Words Of Wisdom

Behold the wisdom of Ryder Duncan! Actually, this is an experimental page devoted to something I often do: I'll come up with interesting observations or phrases and then promptly forget them. I could just get a notebook and write these things down for my own benefit, but where's the fun in that? No, in this information age in which we live, I feel it's my duty to offer everything I have to the collective stock of human experience and wisdom.

This page is pretty much a hodgepodge of everything and anything that comes to my mind. Some of it will make sense. Some of it won't. Such is life. In any event, the following will be a list that is appended on an irregular basis. Check back from time to time, or else find the links to the right if you'd like to navigate elsewhere in the site.

Note that this page was updated in early May, 2009. I axed the transparency (it didn't really do much for the layout) and added some new items to the list. Yay.



  • Know thyself, and accept no substitute.
  • A great nation exhalts what it can do.
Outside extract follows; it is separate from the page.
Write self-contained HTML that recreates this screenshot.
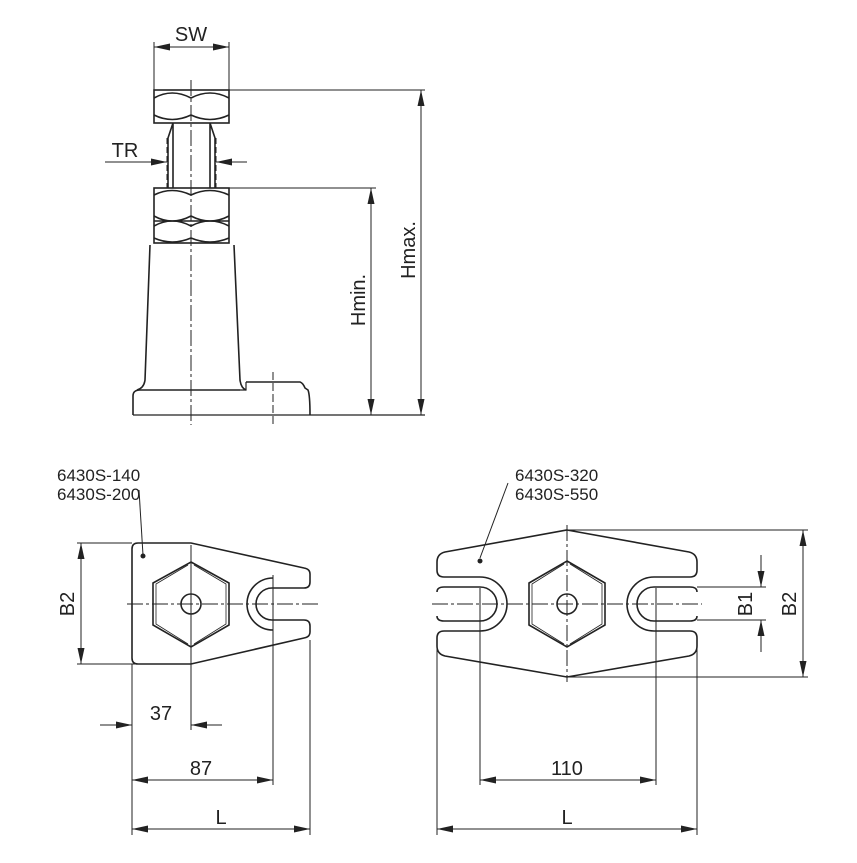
<!DOCTYPE html>
<html><head><style>body{margin:0;background:#fff}svg{display:block}text{font-family:"Liberation Sans",sans-serif;fill:#222}</style></head><body>
<svg width="857" height="863" viewBox="0 0 857 863" xmlns="http://www.w3.org/2000/svg">
<defs>
<marker id="a" viewBox="0 0 16 7" refX="16" refY="3.5" markerWidth="16" markerHeight="7" orient="auto" markerUnits="userSpaceOnUse"><path d="M0,0L16,3.5L0,7z" fill="#222"/></marker>
<marker id="b" viewBox="0 0 16 7" refX="0" refY="3.5" markerWidth="16" markerHeight="7" orient="auto" markerUnits="userSpaceOnUse"><path d="M16,0L0,3.5L16,7z" fill="#222"/></marker>
</defs>
<g fill="none" stroke="#222" stroke-width="1.6">
<rect x="154" y="90" width="75" height="33"/>
<path d="M154,98 Q172,88 191,98 Q210,88 229,98 M154,115 Q172,124 191,115 Q210,124 229,115"/>
<path d="M173,123 L168,138 L168,188 M210,123 L215,138 L215,188 M173,123 V188 M210,123 V188"/>
<rect x="154" y="188" width="75" height="55"/>
<line x1="154" y1="221" x2="229" y2="221"/>
<path d="M154,195 Q172,186 191,195 Q210,186 229,195 M154,216 Q172,226 191,216 Q210,226 229,216 M154,226 Q172,216 191,226 Q210,216 229,226 M154,238 Q172,246 191,238 Q210,246 229,238"/>
<path d="M150,245 L145,380 Q144,388 137,390 M234,245 L240,380 Q241,388 246,390"/>
<path d="M133,415 L133,396 Q133,390 140,390 L240,390 M246,382 L300,382 Q303,383 305,388 L308,390 Q310,395 310,415"/>
<line x1="133" y1="415" x2="425" y2="415" stroke-width="1.2"/>
<path d="M240,390 L246,390 L246,382" stroke-width="1.2"/>
</g>
<g fill="none" stroke="#222" stroke-width="1">
<line x1="191" y1="80" x2="191" y2="425" stroke-dasharray="16,3,3,3"/>
<line x1="273" y1="372" x2="273" y2="425" stroke-dasharray="8,3"/>
<line x1="167" y1="138" x2="167" y2="188" stroke-dasharray="6,3"/>
<line x1="216" y1="138" x2="216" y2="188" stroke-dasharray="6,3"/>
<line x1="154" y1="42" x2="154" y2="90"/><line x1="229" y1="42" x2="229" y2="90"/>
<line x1="154" y1="47" x2="229" y2="47" marker-start="url(#b)" marker-end="url(#a)"/>
<line x1="105" y1="162" x2="167" y2="162" marker-end="url(#a)"/>
<line x1="247" y1="162" x2="216" y2="162" marker-end="url(#a)"/>
<line x1="229" y1="90" x2="425" y2="90"/>
<line x1="229" y1="188" x2="376" y2="188"/>
<line x1="371" y1="188" x2="371" y2="415" marker-start="url(#b)" marker-end="url(#a)"/>
<line x1="421" y1="90" x2="421" y2="415" marker-start="url(#b)" marker-end="url(#a)"/>
</g>
<text x="191" y="41" font-size="20" text-anchor="middle">SW</text>
<text x="125" y="157" font-size="20" text-anchor="middle">TR</text>
<text transform="translate(365,300) rotate(-90)" font-size="20" text-anchor="middle">Hmin.</text>
<text transform="translate(415,250) rotate(-90)" font-size="20" text-anchor="middle">Hmax.</text>

<g fill="none" stroke="#222" stroke-width="1.6">
<path d="M138,543 L191,543 L304,568 Q310,569 310,574 L310,582 Q310,588 304,588 L272,588 A16,16 0 0 0 272,620 L304,620 Q310,620 310,626 L310,632 Q310,637 304,638 L191,664 L138,664 Q132,664 132,658 L132,549 Q132,543 138,543 Z"/>
<path d="M273,578 A26,26 0 0 0 273,630"/>
<path d="M191,562 L229,583 L229,625 L191,647 L153,625 L153,583 Z"/>
<path d="M194,565 L226,584 L226,624 L194,644 M188,565 L156,584 L156,624 L188,644" stroke-width="0.8"/>
<circle cx="191" cy="604" r="10"/>
</g>
<g fill="none" stroke="#222" stroke-width="1">
<line x1="127" y1="604" x2="318" y2="604" stroke-dasharray="16,3,3,3"/>
<line x1="191" y1="545" x2="191" y2="730"/>
<line x1="77" y1="543" x2="132" y2="543"/><line x1="77" y1="664" x2="191" y2="664"/>
<line x1="81" y1="543" x2="81" y2="664" marker-start="url(#b)" marker-end="url(#a)"/>
<line x1="132" y1="664" x2="132" y2="835"/>
<line x1="273" y1="575" x2="273" y2="785"/>
<line x1="310" y1="640" x2="310" y2="835"/>
<line x1="100" y1="725" x2="132" y2="725" marker-end="url(#a)"/>
<line x1="222" y1="725" x2="191" y2="725" marker-end="url(#a)"/>
<line x1="132" y1="780" x2="273" y2="780" marker-start="url(#b)" marker-end="url(#a)"/>
<line x1="132" y1="829" x2="310" y2="829" marker-start="url(#b)" marker-end="url(#a)"/>
<line x1="139" y1="490" x2="143" y2="555"/>
</g>
<circle cx="143" cy="556" r="2.5" fill="#222"/>
<text x="57" y="481" font-size="17">6430S-140</text>
<text x="57" y="500" font-size="17">6430S-200</text>
<text transform="translate(74,604) rotate(-90)" font-size="20" text-anchor="middle">B2</text>
<text x="161" y="720" font-size="20" text-anchor="middle">37</text>
<text x="201" y="775" font-size="20" text-anchor="middle">87</text>
<text x="221" y="824" font-size="20" text-anchor="middle">L</text>

<g fill="none" stroke="#222" stroke-width="1.6">
<path d="M567,530 L689,552 Q697,554 697,562 L697,570 Q697,577 690,577 L654,577 A27,27 0 0 0 654,631 L690,631 Q697,631 697,638 L697,646 Q697,654 689,656 L567,677 L445,656 Q437,654 437,646 L437,638 Q437,631 444,631 L480,631 A27,27 0 0 0 480,577 L444,577 Q437,577 437,570 L437,562 Q437,554 445,552 Z"/>
<path d="M444,587 L480,587 A17,17 0 0 1 480,621 L444,621 Q437,621 437,616 M444,587 Q437,587 437,592"/>
<path d="M690,587 L654,587 A17,17 0 0 0 654,621 L690,621 Q697,621 697,616 M690,587 Q697,587 697,592"/>
<path d="M567,561 L605,583 L605,625 L567,647 L529,625 L529,583 Z"/>
<path d="M570,564 L602,584 L602,624 L570,644 M564,564 L532,584 L532,624 L564,644" stroke-width="0.8"/>
<circle cx="567" cy="604" r="10"/>
</g>
<g fill="none" stroke="#222" stroke-width="1">
<line x1="432" y1="604" x2="702" y2="604" stroke-dasharray="16,3,3,3"/>
<line x1="567" y1="525" x2="567" y2="682" stroke-dasharray="16,3,3,3"/>
<line x1="567" y1="530" x2="808" y2="530"/><line x1="567" y1="677" x2="808" y2="677"/>
<line x1="803" y1="530" x2="803" y2="677" marker-start="url(#b)" marker-end="url(#a)"/>
<line x1="697" y1="587" x2="766" y2="587"/><line x1="697" y1="620" x2="766" y2="620"/>
<line x1="761" y1="555" x2="761" y2="587" marker-end="url(#a)"/>
<line x1="761" y1="652" x2="761" y2="620" marker-end="url(#a)"/>
<line x1="437" y1="640" x2="437" y2="835"/><line x1="697" y1="640" x2="697" y2="835"/>
<line x1="480" y1="588" x2="480" y2="785"/><line x1="656" y1="588" x2="656" y2="785"/>
<line x1="480" y1="780" x2="656" y2="780" marker-start="url(#b)" marker-end="url(#a)"/>
<line x1="437" y1="829" x2="697" y2="829" marker-start="url(#b)" marker-end="url(#a)"/>
<line x1="508" y1="483" x2="480" y2="558"/>
</g>
<circle cx="480" cy="561" r="2.5" fill="#222"/>
<text x="515" y="481" font-size="17">6430S-320</text>
<text x="515" y="500" font-size="17">6430S-550</text>
<text transform="translate(752,604) rotate(-90)" font-size="20" text-anchor="middle">B1</text>
<text transform="translate(796,604) rotate(-90)" font-size="20" text-anchor="middle">B2</text>
<text x="567" y="775" font-size="20" text-anchor="middle">110</text>
<text x="567" y="824" font-size="20" text-anchor="middle">L</text>
</svg>
</body></html>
A fallen nation convinces its citizens of what it cannot do.
  • Without consequence, there is no morality.
  • Leaving out all the good bits of an event to cast it in a negative light is "spin by exclusion."
  • Many men are definitely pigs; this is true. But, come to think of it, the women have to say "yes", don't they? I guess something about that whole thing must be attractive after all. Oink, oink.
  • Wayne State University is not a part of the known universe, but is instead a member of a completely alternate universe, one that hopelessly confuses and torments the inhabitants of our own dimension.
  • I don't want to tell you what to think. I just wish that you would think. (Subsequently made famous by Oprah, I swear I was saying it years before she said it.)
  • E.M.C. is a psychopathic bitch. This isn't wisdom, but fact.


  • It is never in a time of strife that a nation becomes weak; only immediately following a time of peace and prosperity.
  • Have you really ever seen anybody frown? As in, the corners of his mouth actually point downward? I have not.
  • The height of nerve is to traipse into the Library of Congress, glance around as though bewildered, and then ask, "Anything good to read here?"
  • Increment is a unit or degree. Excrement is fecal matter.
  • You can access tremendous worlds through reading, meet unforgettable people and embark upon fantastic quests. But you don't get to stomp any Goombas.